The best dancers are those able to anticipate how things are going to unfold. They are basically constantly dancing and aligning themselves in relation to what will happen choreographically ahead of where they are at any given point in time and space.
Things you can do to an audience:
Provoke
Thought provoke
Overwhelm
Control
Free
Confuse
Entertain
Challenge
Reassure
Amuse
Take over
Inspire
Love
Shock
Comfort
Puzzle
Condescend
Trick
Empower
Educate
Manipulate
Lie
Close
Open
But you have to pass through the dancers for all these. As in, whatever it is you want to do to your audience, you'll have first do the exact same thing to the dancers you’re working with. No way around it. You eventually relate to your audience in the same way you do to the dancers.
Responsabillty
The opposite of controlling dancers (through set external parameters such as counts, a set spacing, a fixed relation to the music and each other etc.), is handing over responsibility to them. Dancers sharing an equal responsibility in relations to the whole, will produce a clearer, more intresting, coherent and surprising choreographic result.
Order
I don't try to install order, I look for an order that gets installed by itself.
Attention
I choreograph attentions. Heightened states of attention. Layers of attentions, types of attentions, attentions spans.
Choreography
Choreography is a group of people trying to organize a certain amount of constantly evolving ideas and shared intentions.
Change/Control
If a system doesn't keep changing all the time, it's not system, it’s a control mechanism.
Empty your pockets
If you don't fully and transparently, share your tools and processes of creation with anyone that comes in contact with your work, (which they'll copy, or be smart enough to be inspired by and then come up with their own), you'll get stuck with them. The best way to develop new ways of working, is to constantly share and give away everything you've got.
Notes/Corrections
Giving dancers notes (or corrections when calling the thing by its name..), is probably the most overused, misused, lazy and abused working tool. it's a simplistic way to gain and maintain authority, and it reduces dancers into childish execution machines. I think that if a coherent choreographic system is in place, it will naturally guid the dancers, without stripping them down from their individuality and without dismantling their power position in the situation. I find the most effective note to be 'it's not clear, try again, or try something different'.
I like driving in my car
Choreographic structures are like cars. They're just potentials waiting to be driven. I like to bring dancers to a place where they are both comfortable with driving them, and have the knowledge on how to do so, rather than remote control them.
Choreographies
I think choreographies are either organic, self governed, self evident, autonomic entities, or they're nothing but artificially organized manifestations of their maker's ego.
Old masters
The masters of the past are something to build upon, while moving away from.
Self Expression
Good art is all about being of service to the people involved and the art form as consequence.
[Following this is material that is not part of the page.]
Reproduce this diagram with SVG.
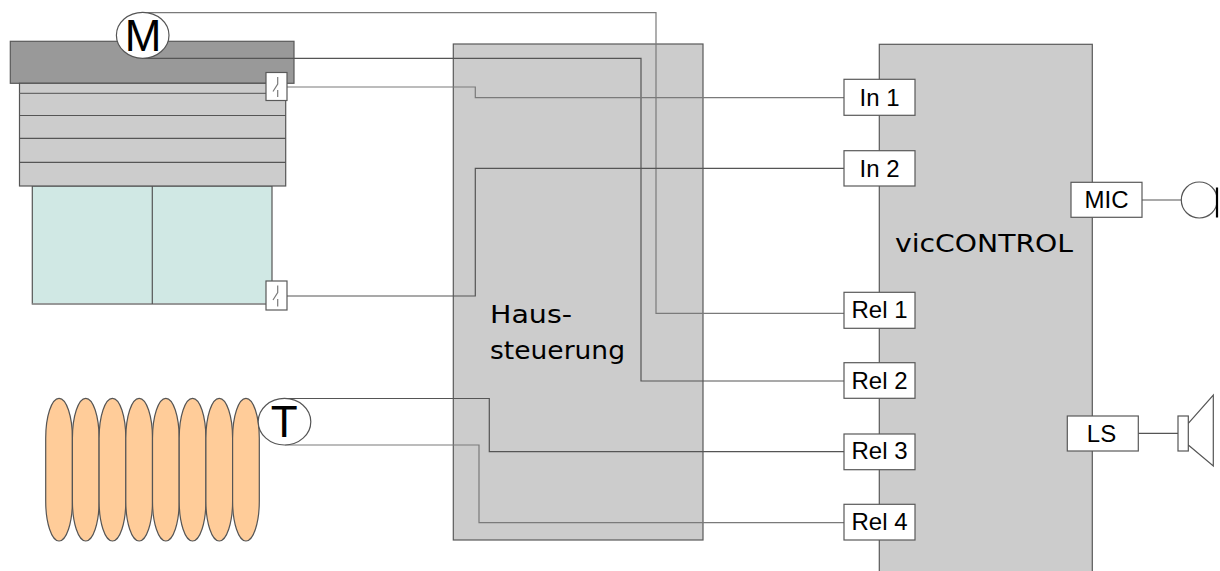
<svg xmlns="http://www.w3.org/2000/svg" width="1220" height="571" viewBox="0 0 1220 571">
  <style>
    .box { fill: #cccccc; stroke: #595959; stroke-width: 1.2; }
    .port { fill: #ffffff; stroke: #595959; stroke-width: 1.2; }
    .lbl { font-family: "Liberation Sans", Arial, sans-serif; font-size: 24px; fill: #000; text-anchor: middle; }
    .big { font-family: "Liberation Sans", Arial, sans-serif; font-size: 44px; fill: #000; text-anchor: middle; }
    .geo { font-family: "DejaVu Sans", sans-serif; font-size: 24px; fill: #000; }
    .wire { fill: none; stroke: #555555; stroke-width: 1.2; }
    .wire.light { stroke: #7a7a7a; }
    .sw { fill: none; stroke: #7a7a7a; stroke-width: 1.2; }
    .coil { fill: #ffcc99; stroke: #555555; stroke-width: 1.2; }
  </style>

  <!-- main control units (drawn first so wiring runs over them) -->
  <g id="haussteuerung">
    <rect class="box" x="453.3" y="44" width="249.7" height="496"/>
    <text class="geo" x="490" y="323" font-size="25" textLength="82" lengthAdjust="spacingAndGlyphs">Haus-</text>
    <text class="geo" x="490" y="359" font-size="25" textLength="135" lengthAdjust="spacingAndGlyphs">steuerung</text>
  </g>

  <g id="viccontrol">
    <rect class="box" x="879.3" y="44.3" width="213" height="540"/>
    <text class="geo" x="895" y="252" font-size="25" textLength="178" lengthAdjust="spacingAndGlyphs">vicCONTROL</text>
  </g>

  <!-- roller shutter with window -->
  <g id="shutter">
    <rect x="10.3" y="41.3" width="283.7" height="42" fill="#999999" stroke="#595959" stroke-width="1.2"/>
    <rect x="32.3" y="186" width="239.7" height="118" fill="#d0e8e4" stroke="#555555" stroke-width="1.2"/>
    <line x1="32.3" y1="304" x2="272" y2="304" stroke="#9a9a9a" stroke-width="1.5"/>
    <line x1="152.3" y1="186" x2="152.3" y2="304" stroke="#555555" stroke-width="1.2"/>
    <rect x="19.5" y="83.3" width="266.2" height="102.7" fill="#cccccc" stroke="#555555" stroke-width="1.2"/>
    <line x1="19.5" y1="93.3" x2="285.7" y2="93.3" stroke="#6a6a6a" stroke-width="1.2"/>
    <line x1="19.5" y1="115.5" x2="285.7" y2="115.5" stroke="#555555" stroke-width="1.2"/>
    <line x1="19.5" y1="138.3" x2="285.7" y2="138.3" stroke="#555555" stroke-width="1.2"/>
    <line x1="19.5" y1="162.3" x2="285.7" y2="162.3" stroke="#555555" stroke-width="1.2"/>
  </g>

  <!-- radiator -->
  <g id="radiator">
    <rect class="coil" x="45.7" y="398.3" width="26.7" height="142.7" rx="13.3" ry="40"/>
    <rect class="coil" x="72.4" y="398.3" width="26.7" height="142.7" rx="13.3" ry="40"/>
    <rect class="coil" x="99.1" y="398.3" width="26.7" height="142.7" rx="13.3" ry="40"/>
    <rect class="coil" x="125.8" y="398.3" width="26.7" height="142.7" rx="13.3" ry="40"/>
    <rect class="coil" x="152.5" y="398.3" width="26.7" height="142.7" rx="13.3" ry="40"/>
    <rect class="coil" x="179.2" y="398.3" width="26.7" height="142.7" rx="13.3" ry="40"/>
    <rect class="coil" x="205.9" y="398.3" width="26.7" height="142.7" rx="13.3" ry="40"/>
    <rect class="coil" x="232.6" y="398.3" width="26.7" height="142.7" rx="13.3" ry="40"/>
  </g>

  <!-- wiring -->
  <g id="connectors">
    <path class="wire light" d="M143,12.7 H656 V313.3 H844"/>
    <path class="wire" d="M143,58.3 H641 V381 H844"/>
    <path class="wire light" d="M287,87 H475.3 V97.7 H844"/>
    <path class="wire" d="M287,296 H475.3 V168.3 H844"/>
    <path class="wire" d="M285,398.5 H489.3 V451.7 H844"/>
    <path class="wire light" d="M285,445 H479 V522.7 H844"/>
    <path class="wire" d="M1142,200 H1181"/>
    <path class="wire" d="M1138,433.3 H1178"/>
  </g>

  <!-- motor -->
  <g id="motor">
    <ellipse cx="142.7" cy="35.3" rx="26.3" ry="23" fill="#ffffff" stroke="#555555" stroke-width="1.2"/>
    <text class="big" x="143" y="50.5">M</text>
  </g>

  <!-- thermostat -->
  <g id="thermostat">
    <ellipse cx="284.5" cy="421.7" rx="26.3" ry="23.3" fill="#ffffff" stroke="#555555" stroke-width="1.2"/>
    <text class="big" x="284.3" y="437">T</text>
  </g>

  <!-- contact switches -->
  <g id="switch-top">
    <rect class="port" x="266" y="72.5" width="21" height="28"/>
    <path class="sw" d="M277.7,77 V84 L273,91.5 M277.7,90 V97"/>
  </g>
  <g id="switch-bottom">
    <rect class="port" x="266" y="281" width="21" height="29"/>
    <path class="sw" d="M277.7,285.5 V292.5 L273,300 M277.7,299 V306.5"/>
  </g>

  <!-- vicCONTROL ports -->
  <g id="in1">
    <rect class="port" x="844" y="79.3" width="71" height="36"/>
    <text class="lbl" x="879.5" y="106">In 1</text>
  </g>
  <g id="in2">
    <rect class="port" x="844" y="150.7" width="71" height="35.3"/>
    <text class="lbl" x="879.5" y="176.5">In 2</text>
  </g>
  <g id="rel1">
    <rect class="port" x="844" y="292.3" width="71" height="36"/>
    <text class="lbl" x="879.5" y="318.3">Rel 1</text>
  </g>
  <g id="rel2">
    <rect class="port" x="844" y="362.7" width="71" height="35.6"/>
    <text class="lbl" x="879.5" y="389">Rel 2</text>
  </g>
  <g id="rel3">
    <rect class="port" x="844" y="434" width="71" height="35.7"/>
    <text class="lbl" x="879.5" y="459.3">Rel 3</text>
  </g>
  <g id="rel4">
    <rect class="port" x="844" y="504.3" width="71" height="35.7"/>
    <text class="lbl" x="879.5" y="530">Rel 4</text>
  </g>
  <g id="mic-port">
    <rect class="port" x="1071" y="182.3" width="71" height="35"/>
    <text class="lbl" x="1106.5" y="208">MIC</text>
  </g>
  <g id="ls-port">
    <rect class="port" x="1067.3" y="416" width="71" height="35"/>
    <text class="lbl" x="1101.5" y="442" font-size="23">LS</text>
  </g>

  <!-- microphone -->
  <g id="microphone">
    <circle cx="1199.3" cy="200" r="18" fill="#ffffff" stroke="#555555" stroke-width="1.2"/>
    <line x1="1217" y1="187.5" x2="1217" y2="217.5" stroke="#000000" stroke-width="2.2"/>
  </g>

  <!-- loudspeaker -->
  <g id="loudspeaker">
    <rect x="1178" y="416" width="10.3" height="35" fill="#ffffff" stroke="#555555" stroke-width="1.2"/>
    <path d="M1188.3,423.3 L1213.3,395 V466 L1188.3,445" fill="none" stroke="#555555" stroke-width="1.2"/>
  </g>
</svg>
I find self expression as an artistic strategy, to be self indulgent, limited and harmful to both makers and audiences.
Follow in order to lead
My choreographic process is very much like the combination of a ball and a downhill. I let go of it, and then chase it down the hill to see what happens. I think of my process as something I'm following, rather than leading. Or better, in order to lead it clearly, I need to accept following it.
Products
The worst thing that could have happened to dance, and the choreographic medium as a result, was turning it into a product, thus detaching it from its qualities as a process based art form, happening over time in a way that can't really be summed up within the actual 'rules of the game'.
Contemporary choreogrphic work should consider this and think of ways to counter the 'product' culture the art form has fallen into.
Got it?
There's a funny tension between becoming more secure and clear about one's artistic process, and loosing the need that people 'get' it.
Let it be
I think choreography is mostly about being able to reach a certain state of mind, in which you're blocking and disturbing the natural flow of events, as litttle as possible.
You/Them
You should be able to separate your own perception of the work, from that of the audience. Both are valuable and important, but they don't mix well. I feel it's important to be able to travel between the two freely, in a way that allows them both to impact the evolution of the work.
Visualisations
Man made systems and processes, are inherently related to questions of ethics and morality. Choreographies in that sense, can be viewed as visualisations of ethical and moral inquiries and stand points.
Break the rules
The mastery of a certain technique, process, way of working, is usually bound to the ability to bend its rules and step out of its logics when the need arises. That ability though, is usually linked to authorship. As in, it's usually only the people that were involved in developping the original process (that in itself is yet another issue, questioning the definition of authorship), which have effective access to this capacity.